In fact, according to the Broadbent Institute report, the Fraser Institute’s calculation of how much Canadians are taxed also includes “a host of various government fees and taxes beyond income tax that fosters a skewed perception of tax rates.”
“Fraser adds other things like corporate taxes and oil and gas royalties into the equation that we disagree can be so directly translated into taxes paid by families,” Broadbent’s Policy Director Jonathan Sas told VICE Money. Sas clarified that the Broadbent report does include, in addition to income taxes, GST and payroll taxes in its calculation of the 24 percent rate that the average family pays.
Canadians don’t just pay taxes on their incomes. They also pay taxes on goods and services — basically what you see as GST or HST on your bills. In Ontario at least, 13 percent of our daily spending on things like alcohol, food and cabs goes to the government.
Moreover, if you own a home, you pay property taxes to your local municipality — up to $2,500 on average for a one bedroom condominium. Then there are things like land transfer taxes when you buy a home and excise taxes on certain products like alcohol and cigarettes (that are built into the cost of the product). It certainly all adds up, but perhaps not to the extent that we think it does.
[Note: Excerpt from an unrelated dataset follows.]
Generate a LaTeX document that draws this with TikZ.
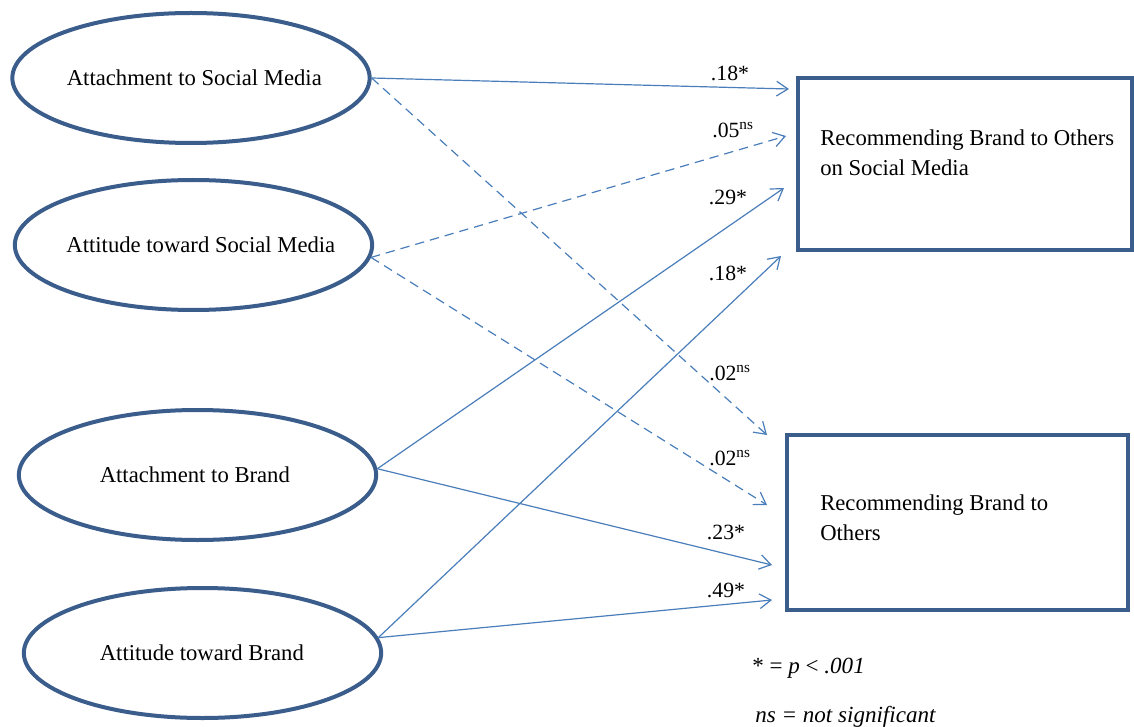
\documentclass[tikz,border=0pt]{standalone}
\usepackage{fontspec}
\setmainfont{Liberation Serif}
\usetikzlibrary{shapes.geometric,arrows.meta}
\definecolor{ellc}{HTML}{3A5D8C}
\definecolor{arrc}{HTML}{4A7EBB}
\begin{document}
\begin{tikzpicture}[x=0.75pt,y=-0.75pt,
  ell/.style={ellipse,draw=ellc,line width=3pt,minimum width=268pt,minimum height=97.5pt,inner sep=0pt},
  elltext/.style 2 args={label={[font=\fontsize{17}{20}\selectfont,inner sep=0pt,xshift=#2]center:#1}},
  boxnode/.style={draw=ellc,line width=3pt,inner sep=0pt},
  boxtext/.style={anchor=west,align=left,inner sep=0pt,font=\fontsize{17}{22.5}\selectfont},
  conn/.style={draw=arrc,line width=0.9pt,-{Straight Barb[length=8.5pt,width=11pt,line width=0.9pt]}},
  nsconn/.style={conn,dash pattern=on 7pt off 4.5pt},
  lab/.style={font=\fontsize{16.3}{19}\selectfont,inner sep=0pt},
  note/.style={anchor=west,inner sep=0pt,font=\fontsize{17.3}{20}\selectfont}]
\useasboundingbox (0,0) rectangle (1134,727);
\fill[white] (0,0) rectangle (1134,727);

% ellipses
\node[ell,elltext={Attachment to Social Media}{2.5pt}] (e1) at (191,78) {};
\node[ell,elltext={Attitude toward Social Media}{5.5pt}] (e2) at (193.5,245) {};
\node[ell,elltext={Attachment to Brand}{-2pt}] (e3) at (197.5,475) {};
\node[ell,elltext={Attitude toward Brand}{-0.5pt}] (e4) at (202.5,653) {};

% boxes
\node[boxnode,minimum width=250.5pt,minimum height=129pt] (b1) at (965,164) {};
\node[boxtext] (t1) at (820,153) {Recommending Brand to Others\\on Social Media};
\node[boxnode,minimum width=255.75pt,minimum height=131.25pt] (b2) at (957.5,522.5) {};
\node[boxtext] (t2) at (820,518) {Recommending Brand to\\Others};

% arrow end points
\coordinate (a1) at (789,89);
\coordinate (a2) at (786,136);
\coordinate (a3) at (784,188);
\coordinate (a4) at (781,256);
\coordinate (a5) at (767,435);
\coordinate (a6) at (767,505);
\coordinate (a7) at (772,565);
\coordinate (a8) at (772,600);

\draw[conn] (e1.east) -- (a1);
\draw[nsconn] (e1.east) -- (a5);
\draw[nsconn] (e2.356) -- (a2);
\draw[nsconn] (e2.356) -- (a6);
\draw[conn] (e3.2) -- (a3);
\draw[conn] (e3.2) -- (a7);
\draw[conn] (e4.5) -- (a4);
\draw[conn] (e4.5) -- (a8);

% labels
\node[lab] (l1) at (730,73) {.18*};
\node[lab] (l2) at (733,130) {.05\textsuperscript{ns}};
\node[lab] (l3) at (728,197) {.29*};
\node[lab] (l4) at (728,273) {.18*};
\node[lab] (l5) at (730,373) {.02\textsuperscript{ns}};
\node[lab] (l6) at (730,458) {.02\textsuperscript{ns}};
\node[lab] (l7) at (726,532) {.23*};
\node[lab] (l8) at (726,590) {.49*};

% notes
\node[note] (n1) at (752,668) {* = \textit{p} < \textit{.001}};
\node[note] (n2) at (755,717) {\textit{ns = not significant}};
\end{tikzpicture}
\end{document}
The key indicator however, on whether Canadians are too heavily taxed, is how much we actually get from paying taxes. For example, American marginal tax brackets aren’t too different from Canadians’, but yet we get universal healthcare and they don’t. The Scandinavian countries tax their citizens heavily, yet most of their citizens have a hefty social security net when the time comes to retire.
“Looking at Canadians in median income households, their benefit from public services amounts to $41,000 — equivalent to roughly 63 percent of their total income,” says a Canadian Centre for Policy Alternatives study released in 2009.
“For the vast majority of Canada’s population, public services are, to put it bluntly, the best deal they are ever going to get.”